Well ... no it isn't. I don't see what your point is though? I made a point regarding the below and now you seem to have digressed from that.
David Braben developed (with some assistance from me) "Frontier: Elite 2",and then (with no assistance from me) the notorious "Frontier: First Encounters". I stated my opinions on his conduct regarding these titles in an interview for gamesdomain [Aug 1995].
I subsequently received a letter from Braben's solicitors objecting to three points in the interview including a statement the intended meaning of which was that I understood Chris Sawyer receieved no royalties on "Frontier:First Encounters" but which could be potentially misconstrued to imply that Braben had ceased paying Sawyer his royalties on sales of the PC version of "Frontier:Elite 2".
The letter demanded a "full apology" and "your proposal for compensation and/or exemplary damages".
I immediately requested Games Domain to add a clarification of the intended meaning of the Chris Sawyer remark to the interview. They promptly did so and it remained online till 2002.
Despite the clarification, Braben still attempted to sue me for libel (High Court of Justice Queens Bench, Writ 1995 -B No 2536, 24 Nov 1995). This is indicative of his post-Elite attitude.
From the interview:
8. Why is there a dispute between you and David Braben over Frontier: First Encounters?
Well there's there are legal and moral issues here. Firstly, he's used materials which are our joint copyright while claiming them to be entirely his. I really can't see why he refrained from the simple courtesy of putting "Elite elements copyright Bell and Braben, used with permission of the authors" on his Frontier titles. [STATEMENT DELETED]. Morally, he's not giving credit were credit is due, either for the sake of self-aggrandisement or to somehow try and erode my joint ownership of the materials.
The second issue is less clear cut. I gave him the right to produce add ons and mission disks to the Elite sequel royalty free because I expected such to generate sales of the base game and also felt that such addons would be genuinely new materials for which I was not morally entitled to a percentage. I also agreed that a further sequel would be royalty free because at the time his plan was, or so I thought, to do addons for quite some time and any further sequel to be a wholly new concept. Shortly after "Frontier:Elite 2" David announced an extension disk "Frontier - The First Encounter" (CTW May 2 1994) but then this suddenly turned into a "sequel" to "F:E2" which to all intents and purposes replaces it. So suddenly the sequel to Elite on which I'm getting royalties is going to be replaced by a rewrite on which he proposes to pay me nothing while still using the Elite materials.

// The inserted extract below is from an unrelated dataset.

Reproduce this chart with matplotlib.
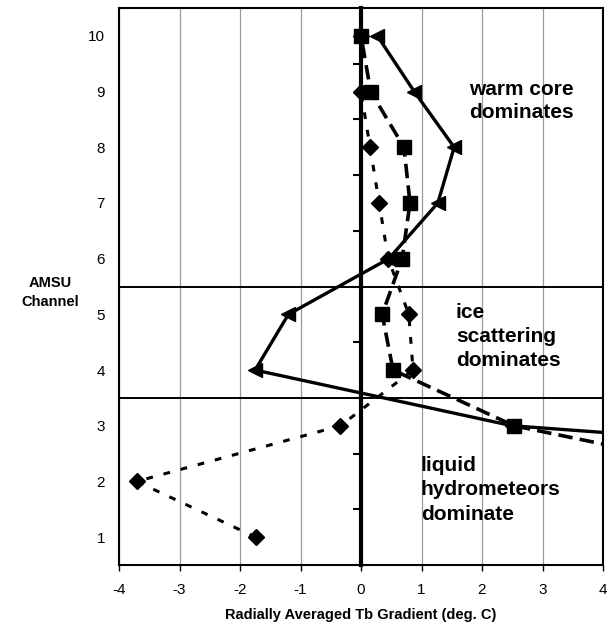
import numpy as np
import matplotlib
matplotlib.use("Agg")
import matplotlib.pyplot as plt

plt.rcParams["font.family"] = ["Liberation Sans", "DejaVu Sans"]
plt.rcParams["axes.unicode_minus"] = False

channels = [1, 2, 3, 4, 5, 6, 7, 8, 9, 10]
# radially averaged Tb gradient per channel (deg C), NaN = not plotted
tri_vals = [np.nan, 15.0, 2.5, -1.75, -1.2, 0.46, 1.27, 1.54, 0.88, 0.27]
sq_vals = [np.nan, 7.0, 2.53, 0.53, 0.35, 0.68, 0.81, 0.71, 0.16, 0.0]
dia_vals = [-1.74, -3.71, -0.34, 0.86, 0.79, 0.45, 0.30, 0.15, 0.0, 0.0]

regime_bounds = [3.5, 5.5]
x_ticks = [-4, -3, -2, -1, 0, 1, 2, 3, 4]
half_ticks = [1.5, 2.5, 3.5, 4.5, 5.5, 6.5, 7.5, 8.5, 9.5]

fig = plt.figure(figsize=(6.14, 6.34), dpi=100)
ax = fig.add_axes([119 / 614, 1 - 565 / 634, 484 / 614, 557 / 634])

ax.plot(tri_vals, channels, color="black", lw=2.4, marker="<", ms=10, zorder=3)
ax.plot(sq_vals, channels, color="black", lw=2.6, marker="s", ms=9.5,
        dashes=(4, 2), zorder=4)
ax.plot(dia_vals, channels, color="black", lw=2.2, marker="D", ms=8,
        dashes=(2.2, 3.6), zorder=5)

for b in regime_bounds:
    ax.axhline(b, color="black", lw=1.4, zorder=2)

ax.set_xlim(-4, 4)
ax.set_ylim(0.5, 10.5)
ax.set_xticks(x_ticks)
ax.set_yticks(channels)
ax.grid(axis="x", color="#9a9a9a", lw=0.9)
ax.tick_params(axis="x", length=4, width=1, pad=9, labelsize=11)
ax.tick_params(axis="y", length=0, pad=10, labelsize=11)
for s in ax.spines.values():
    s.set_linewidth(1.5)

# zero line with half-channel ticks
zero_ax = ax.secondary_yaxis(0.5)
zero_ax.set_yticks(half_ticks)
zero_ax.set_yticklabels([])
zero_ax.tick_params(direction="in", length=6, width=1.5)
zero_ax.spines["right"].set_linewidth(3)
zero_ax.set_zorder(2.5)

ax.set_xlabel("Radially Averaged Tb Gradient (deg. C)", fontsize=10.5,
              fontweight="bold", va="center")
ax.xaxis.set_label_coords(0.5, -0.09)
ax.set_ylabel("AMSU\nChannel", fontsize=10.5, fontweight="bold", rotation=0,
              ha="center", va="center", linespacing=1.45)
ax.yaxis.set_label_coords(-0.1426, 0.49)

ax.text(1.79, 8.83, "warm core\ndominates", fontsize=15, fontweight="bold",
        ha="left", va="center", linespacing=1.3)
ax.text(1.57, 4.60, "ice\nscattering\ndominates", fontsize=15, fontweight="bold",
        ha="left", va="center", linespacing=1.35)
ax.text(0.99, 1.85, "liquid\nhydrometeors\ndominate", fontsize=15,
        fontweight="bold", ha="left", va="center", linespacing=1.35)

fig.savefig("out.png", dpi=100)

I think the reason he did this was that "F:E2" did not have the expansion potential for handling mission disks because it was rushed. I think David realised he had to effectively rewrite the game engine to give it proper expendability. He realised while doing so that by making it a sequel he'd get to charge more for it and could also take advantage of the sequel clause in our agreement to save paying me my share. [STATEMENT DELETED]. Chris Sawyer's PC source was, I'm lead to believe, used as the basis for the conversion that earns him no royalties.
I'm still surprised at David's behaviour here. He could so easily have come to me and said "I'm going to significantly upgrade F:E2. I think a lower royalty would be appropriate.". I'd probably have accepted 5% pre development costs. But he just tried it on from the start.
The lesson I've learnt from this is that I'm a poor judge of character.
Hence my cut-throat comment, where does Ian Bell now making games come into this?